Alaska, which might have the worst problem with alcoholism in the nation, shouldn't cut state funds for treatment programs, Juneau residents told the Senate Finance Committee on Thursday.
The committee completed more than 10 hours of public testimony on the state budget for the fiscal year that begins July 1.
The state's general fund is being held constant at nearly $2.3 billion, in light of the state's ongoing fiscal gap. But with formula-driven programs increasing, the Republican majority is cutting nearly $100 million in other funding.
"I know it's a hard job that you all have to balance a budget and to prepare a budget for Alaska," said Marc Wheeler, a member of the Juneau Assembly. "But I think we've elected you to have a vision for our state, and I would just hope that your vision would include a vision for our children and our families in Alaska, that each child in Alaska has the ability to grow into a healthy adult free of alcohol and drug abuse."
The tentative budget, which still must be reconciled with a different version passed by the House, includes a $4.4 million reduction in treatment grants.
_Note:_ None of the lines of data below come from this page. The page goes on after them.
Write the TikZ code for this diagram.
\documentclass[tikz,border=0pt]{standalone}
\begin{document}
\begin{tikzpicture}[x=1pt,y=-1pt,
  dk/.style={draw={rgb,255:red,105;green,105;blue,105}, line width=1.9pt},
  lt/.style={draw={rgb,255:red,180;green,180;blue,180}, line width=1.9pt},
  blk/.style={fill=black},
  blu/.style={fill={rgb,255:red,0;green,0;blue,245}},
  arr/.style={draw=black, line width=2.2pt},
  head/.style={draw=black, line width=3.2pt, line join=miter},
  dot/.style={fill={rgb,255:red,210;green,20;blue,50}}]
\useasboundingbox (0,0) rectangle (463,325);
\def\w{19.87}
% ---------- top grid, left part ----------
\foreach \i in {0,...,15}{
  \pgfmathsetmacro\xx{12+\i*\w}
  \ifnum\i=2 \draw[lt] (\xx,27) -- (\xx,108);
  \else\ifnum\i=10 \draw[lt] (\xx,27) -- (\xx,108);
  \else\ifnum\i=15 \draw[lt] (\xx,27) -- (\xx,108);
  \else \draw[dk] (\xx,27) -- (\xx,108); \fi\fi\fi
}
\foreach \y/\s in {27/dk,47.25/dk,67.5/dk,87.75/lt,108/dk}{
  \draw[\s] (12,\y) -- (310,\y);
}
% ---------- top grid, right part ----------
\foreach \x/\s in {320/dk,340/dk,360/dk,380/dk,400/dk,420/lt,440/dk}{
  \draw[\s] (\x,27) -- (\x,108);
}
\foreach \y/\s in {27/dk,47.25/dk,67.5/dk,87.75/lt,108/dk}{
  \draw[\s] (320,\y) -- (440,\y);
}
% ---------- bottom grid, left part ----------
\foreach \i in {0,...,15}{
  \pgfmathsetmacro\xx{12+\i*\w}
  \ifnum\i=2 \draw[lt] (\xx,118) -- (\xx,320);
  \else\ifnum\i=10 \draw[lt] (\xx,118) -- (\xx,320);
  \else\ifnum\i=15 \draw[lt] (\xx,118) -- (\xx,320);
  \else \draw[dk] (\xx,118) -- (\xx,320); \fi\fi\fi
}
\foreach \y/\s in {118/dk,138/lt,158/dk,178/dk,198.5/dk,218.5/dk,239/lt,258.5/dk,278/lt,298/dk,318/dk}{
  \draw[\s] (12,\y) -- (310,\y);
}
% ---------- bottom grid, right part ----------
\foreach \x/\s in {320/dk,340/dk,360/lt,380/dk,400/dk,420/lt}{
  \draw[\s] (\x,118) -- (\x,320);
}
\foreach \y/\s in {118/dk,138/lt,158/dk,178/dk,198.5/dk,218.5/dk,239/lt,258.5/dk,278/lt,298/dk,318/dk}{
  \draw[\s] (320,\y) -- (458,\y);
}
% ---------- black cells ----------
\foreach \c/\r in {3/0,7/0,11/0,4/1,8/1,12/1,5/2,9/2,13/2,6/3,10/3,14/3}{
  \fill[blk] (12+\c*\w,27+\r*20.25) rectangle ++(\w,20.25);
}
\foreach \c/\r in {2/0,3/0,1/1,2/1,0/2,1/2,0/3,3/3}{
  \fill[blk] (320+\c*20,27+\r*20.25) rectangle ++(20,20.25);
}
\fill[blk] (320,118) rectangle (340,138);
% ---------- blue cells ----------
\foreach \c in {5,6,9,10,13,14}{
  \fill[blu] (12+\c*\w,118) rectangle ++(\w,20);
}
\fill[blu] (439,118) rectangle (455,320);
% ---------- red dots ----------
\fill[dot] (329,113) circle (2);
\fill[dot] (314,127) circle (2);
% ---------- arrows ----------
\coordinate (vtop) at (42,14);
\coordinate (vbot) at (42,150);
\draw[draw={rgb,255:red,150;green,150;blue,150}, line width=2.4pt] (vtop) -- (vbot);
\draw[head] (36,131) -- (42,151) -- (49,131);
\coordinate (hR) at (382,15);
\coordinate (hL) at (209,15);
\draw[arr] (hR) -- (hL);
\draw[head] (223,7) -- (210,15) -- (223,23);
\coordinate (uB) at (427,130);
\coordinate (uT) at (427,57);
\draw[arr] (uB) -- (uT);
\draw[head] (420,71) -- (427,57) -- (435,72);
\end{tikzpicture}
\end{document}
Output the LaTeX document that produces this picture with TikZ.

That means longer waiting lists and a caseload reduction of 1,300 people, according to an impact statement by Janet Clarke, administrative services director for the Department of Health and Social Services.
Stephen Sundby, administrator for Juneau Recovery Hospital, said the proposed cuts would close his 16-bed substance-abuse treatment facility.
"We just could not sustain any more cuts in funding," he said.
There are other pressing areas of concern, according to local residents.
Several University of Alaska Southeast students called for "full funding" of the board of regents' request for a $16.9 million increase in the system. Now, the budget includes no year-to-year growth, with the result that $9.5 million in cuts would be needed to offset increases in labor contracts and "non-discretionary fixed costs."
"As a citizen, student and voter in Alaska, I understand that it's critical to fully fund the University of Alaska system this fiscal year," said Mark Graves. "Full funding means that Alaskans will not lose their jobs. Full funding means that Alaskans will stay in the state to pursue their higher educational goals, making them more likely to stay in the state when they start their careers."
For the most part, senators didn't respond to the numerous pleas for more money.
The lopsided testimony is in response to the Legislature's five-year budget-cutting mission from 1996-2000 and the failure to follow that up with new revenue, said Juneau Democratic Sen. Kim Elton.
"I think Alaskans are thinking about their future in a much more holistic way," Elton said this morning. "The rules of the process are getting in the way of solutions to real problems. The rules are that we're going to cap spending. ...
"The way the cuts were allocated had nothing to do with the much vaunted 'missions and measures,' " he said, referring to the Legislature's method of identifying goals and performance measurements for state services. "The only decisions we're making as we turn the ship of state into a skiff is who's going to get to ride."
State agencies began weighing in this morning.
Deputy Revenue Commissioner Larry Persily warned senators that a cut of more than $334,000, along with the failure of the Legislature to fund the third year of labor contracts, would mean a reduction in efforts to collect money for the state.
Corrections Commissioner Margaret Pugh said the proposed budget for her department is "unreason-able and illogical."
Due to recent legislation lengthening criminal sentences, Alaska's prison population increased 4 percent in the past year, or four times the national average, Pugh said. While the Senate Finance Committee proposes to cut the department below the current appropriation, there are 23 bills pending to increase sentences even more, she said.
Democratic Gov. Tony Knowles has proposed $400 million in new revenue, including an income tax, cruise ship head tax and an increase in the alcohol excise tax. The House remained deadlocked this week on what a new revenue package might look like, and only an alcohol tax has been considered in the Senate.
"The two of us have been trying to get small measures to the floor and haven't given up at all yet," Senate President Rick Halford said during a media availability with Finance Co-Chairman Dave Donley earlier this week. "But the House has taken huge bites and not been able to come to agreement on any of them."